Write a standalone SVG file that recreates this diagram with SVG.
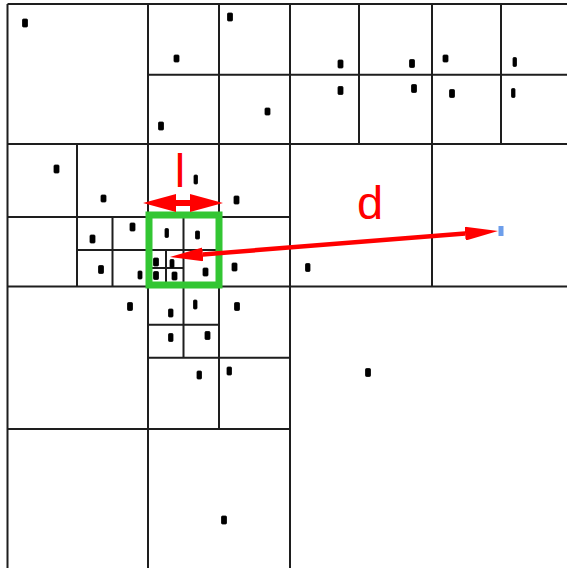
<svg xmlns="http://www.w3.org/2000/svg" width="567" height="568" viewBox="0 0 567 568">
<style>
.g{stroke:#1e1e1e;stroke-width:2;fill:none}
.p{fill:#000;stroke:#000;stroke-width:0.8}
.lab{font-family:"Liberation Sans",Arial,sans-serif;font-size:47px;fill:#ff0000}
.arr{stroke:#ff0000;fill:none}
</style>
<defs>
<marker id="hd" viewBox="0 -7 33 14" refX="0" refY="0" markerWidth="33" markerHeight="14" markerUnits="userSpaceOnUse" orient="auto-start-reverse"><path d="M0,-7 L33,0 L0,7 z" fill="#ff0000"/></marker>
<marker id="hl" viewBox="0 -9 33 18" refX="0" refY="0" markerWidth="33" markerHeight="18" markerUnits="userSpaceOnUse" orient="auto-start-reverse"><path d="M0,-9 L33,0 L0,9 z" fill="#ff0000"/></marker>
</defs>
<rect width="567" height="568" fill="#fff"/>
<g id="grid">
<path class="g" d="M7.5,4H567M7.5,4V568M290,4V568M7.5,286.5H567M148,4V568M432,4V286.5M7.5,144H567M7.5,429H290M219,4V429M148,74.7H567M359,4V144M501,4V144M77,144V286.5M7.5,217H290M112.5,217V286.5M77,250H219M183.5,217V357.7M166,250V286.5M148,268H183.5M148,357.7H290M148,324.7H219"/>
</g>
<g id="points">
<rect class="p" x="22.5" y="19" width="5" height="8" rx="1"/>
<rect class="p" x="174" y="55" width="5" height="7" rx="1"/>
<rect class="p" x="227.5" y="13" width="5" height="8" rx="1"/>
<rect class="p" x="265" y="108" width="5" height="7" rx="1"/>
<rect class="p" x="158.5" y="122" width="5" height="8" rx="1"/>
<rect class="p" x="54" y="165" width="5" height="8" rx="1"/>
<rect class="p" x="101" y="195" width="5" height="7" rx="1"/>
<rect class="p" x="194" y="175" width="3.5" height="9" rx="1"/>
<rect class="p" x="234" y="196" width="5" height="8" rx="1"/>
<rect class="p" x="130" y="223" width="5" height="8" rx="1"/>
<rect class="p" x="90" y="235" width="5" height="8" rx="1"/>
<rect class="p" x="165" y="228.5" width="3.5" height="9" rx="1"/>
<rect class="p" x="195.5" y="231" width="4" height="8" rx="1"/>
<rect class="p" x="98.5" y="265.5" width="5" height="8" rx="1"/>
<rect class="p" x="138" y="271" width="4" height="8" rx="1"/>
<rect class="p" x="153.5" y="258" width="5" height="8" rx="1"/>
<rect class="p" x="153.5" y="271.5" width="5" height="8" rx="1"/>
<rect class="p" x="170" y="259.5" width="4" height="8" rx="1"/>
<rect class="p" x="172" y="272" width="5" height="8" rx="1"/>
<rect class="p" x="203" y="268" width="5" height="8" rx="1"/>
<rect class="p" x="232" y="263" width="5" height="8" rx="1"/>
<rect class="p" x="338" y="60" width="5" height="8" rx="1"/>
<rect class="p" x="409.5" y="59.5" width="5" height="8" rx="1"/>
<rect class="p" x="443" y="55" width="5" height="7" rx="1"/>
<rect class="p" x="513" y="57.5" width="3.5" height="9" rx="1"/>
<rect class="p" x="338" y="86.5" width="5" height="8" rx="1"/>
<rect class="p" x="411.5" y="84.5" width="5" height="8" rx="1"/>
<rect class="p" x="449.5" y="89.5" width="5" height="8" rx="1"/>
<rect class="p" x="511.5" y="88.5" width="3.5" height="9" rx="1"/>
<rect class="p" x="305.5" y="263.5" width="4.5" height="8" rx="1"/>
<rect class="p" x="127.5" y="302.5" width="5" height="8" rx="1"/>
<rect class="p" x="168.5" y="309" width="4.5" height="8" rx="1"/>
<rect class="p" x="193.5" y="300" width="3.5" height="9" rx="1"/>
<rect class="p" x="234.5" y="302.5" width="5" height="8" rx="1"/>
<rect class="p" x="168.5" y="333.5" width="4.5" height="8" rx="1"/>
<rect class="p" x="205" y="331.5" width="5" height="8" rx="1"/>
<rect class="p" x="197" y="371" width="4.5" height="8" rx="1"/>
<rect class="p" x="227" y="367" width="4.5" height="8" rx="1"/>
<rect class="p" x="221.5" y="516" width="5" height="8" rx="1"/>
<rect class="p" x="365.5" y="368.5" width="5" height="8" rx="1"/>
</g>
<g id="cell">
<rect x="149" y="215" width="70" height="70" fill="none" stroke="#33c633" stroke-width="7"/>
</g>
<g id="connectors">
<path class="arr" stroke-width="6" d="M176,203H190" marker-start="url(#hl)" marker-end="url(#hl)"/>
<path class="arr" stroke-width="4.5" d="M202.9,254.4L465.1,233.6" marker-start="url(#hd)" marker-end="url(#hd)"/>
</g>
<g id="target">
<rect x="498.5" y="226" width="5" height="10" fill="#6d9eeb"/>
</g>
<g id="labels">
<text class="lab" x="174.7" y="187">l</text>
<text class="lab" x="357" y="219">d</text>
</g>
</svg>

* _PROBLEM TO WORK ON_
Give every line back word for word and leave the pictures out.

* _COMPLETE RESPONSE_
Write a standalone SVG file that recreates this diagram with SVG.
<svg xmlns="http://www.w3.org/2000/svg" width="567" height="568" viewBox="0 0 567 568">
<style>
.g{stroke:#1e1e1e;stroke-width:2;fill:none}
.p{fill:#000;stroke:#000;stroke-width:0.8}
.lab{font-family:"Liberation Sans",Arial,sans-serif;font-size:47px;fill:#ff0000}
.arr{stroke:#ff0000;fill:none}
</style>
<defs>
<marker id="hd" viewBox="0 -7 33 14" refX="0" refY="0" markerWidth="33" markerHeight="14" markerUnits="userSpaceOnUse" orient="auto-start-reverse"><path d="M0,-7 L33,0 L0,7 z" fill="#ff0000"/></marker>
<marker id="hl" viewBox="0 -9 33 18" refX="0" refY="0" markerWidth="33" markerHeight="18" markerUnits="userSpaceOnUse" orient="auto-start-reverse"><path d="M0,-9 L33,0 L0,9 z" fill="#ff0000"/></marker>
</defs>
<rect width="567" height="568" fill="#fff"/>
<g id="grid">
<path class="g" d="M7.5,4H567M7.5,4V568M290,4V568M7.5,286.5H567M148,4V568M432,4V286.5M7.5,144H567M7.5,429H290M219,4V429M148,74.7H567M359,4V144M501,4V144M77,144V286.5M7.5,217H290M112.5,217V286.5M77,250H219M183.5,217V357.7M166,250V286.5M148,268H183.5M148,357.7H290M148,324.7H219"/>
</g>
<g id="points">
<rect class="p" x="22.5" y="19" width="5" height="8" rx="1"/>
<rect class="p" x="174" y="55" width="5" height="7" rx="1"/>
<rect class="p" x="227.5" y="13" width="5" height="8" rx="1"/>
<rect class="p" x="265" y="108" width="5" height="7" rx="1"/>
<rect class="p" x="158.5" y="122" width="5" height="8" rx="1"/>
<rect class="p" x="54" y="165" width="5" height="8" rx="1"/>
<rect class="p" x="101" y="195" width="5" height="7" rx="1"/>
<rect class="p" x="194" y="175" width="3.5" height="9" rx="1"/>
<rect class="p" x="234" y="196" width="5" height="8" rx="1"/>
<rect class="p" x="130" y="223" width="5" height="8" rx="1"/>
<rect class="p" x="90" y="235" width="5" height="8" rx="1"/>
<rect class="p" x="165" y="228.5" width="3.5" height="9" rx="1"/>
<rect class="p" x="195.5" y="231" width="4" height="8" rx="1"/>
<rect class="p" x="98.5" y="265.5" width="5" height="8" rx="1"/>
<rect class="p" x="138" y="271" width="4" height="8" rx="1"/>
<rect class="p" x="153.5" y="258" width="5" height="8" rx="1"/>
<rect class="p" x="153.5" y="271.5" width="5" height="8" rx="1"/>
<rect class="p" x="170" y="259.5" width="4" height="8" rx="1"/>
<rect class="p" x="172" y="272" width="5" height="8" rx="1"/>
<rect class="p" x="203" y="268" width="5" height="8" rx="1"/>
<rect class="p" x="232" y="263" width="5" height="8" rx="1"/>
<rect class="p" x="338" y="60" width="5" height="8" rx="1"/>
<rect class="p" x="409.5" y="59.5" width="5" height="8" rx="1"/>
<rect class="p" x="443" y="55" width="5" height="7" rx="1"/>
<rect class="p" x="513" y="57.5" width="3.5" height="9" rx="1"/>
<rect class="p" x="338" y="86.5" width="5" height="8" rx="1"/>
<rect class="p" x="411.5" y="84.5" width="5" height="8" rx="1"/>
<rect class="p" x="449.5" y="89.5" width="5" height="8" rx="1"/>
<rect class="p" x="511.5" y="88.5" width="3.5" height="9" rx="1"/>
<rect class="p" x="305.5" y="263.5" width="4.5" height="8" rx="1"/>
<rect class="p" x="127.5" y="302.5" width="5" height="8" rx="1"/>
<rect class="p" x="168.5" y="309" width="4.5" height="8" rx="1"/>
<rect class="p" x="193.5" y="300" width="3.5" height="9" rx="1"/>
<rect class="p" x="234.5" y="302.5" width="5" height="8" rx="1"/>
<rect class="p" x="168.5" y="333.5" width="4.5" height="8" rx="1"/>
<rect class="p" x="205" y="331.5" width="5" height="8" rx="1"/>
<rect class="p" x="197" y="371" width="4.5" height="8" rx="1"/>
<rect class="p" x="227" y="367" width="4.5" height="8" rx="1"/>
<rect class="p" x="221.5" y="516" width="5" height="8" rx="1"/>
<rect class="p" x="365.5" y="368.5" width="5" height="8" rx="1"/>
</g>
<g id="cell">
<rect x="149" y="215" width="70" height="70" fill="none" stroke="#33c633" stroke-width="7"/>
</g>
<g id="connectors">
<path class="arr" stroke-width="6" d="M176,203H190" marker-start="url(#hl)" marker-end="url(#hl)"/>
<path class="arr" stroke-width="4.5" d="M202.9,254.4L465.1,233.6" marker-start="url(#hd)" marker-end="url(#hd)"/>
</g>
<g id="target">
<rect x="498.5" y="226" width="5" height="10" fill="#6d9eeb"/>
</g>
<g id="labels">
<text class="lab" x="174.7" y="187">l</text>
<text class="lab" x="357" y="219">d</text>
</g>
</svg>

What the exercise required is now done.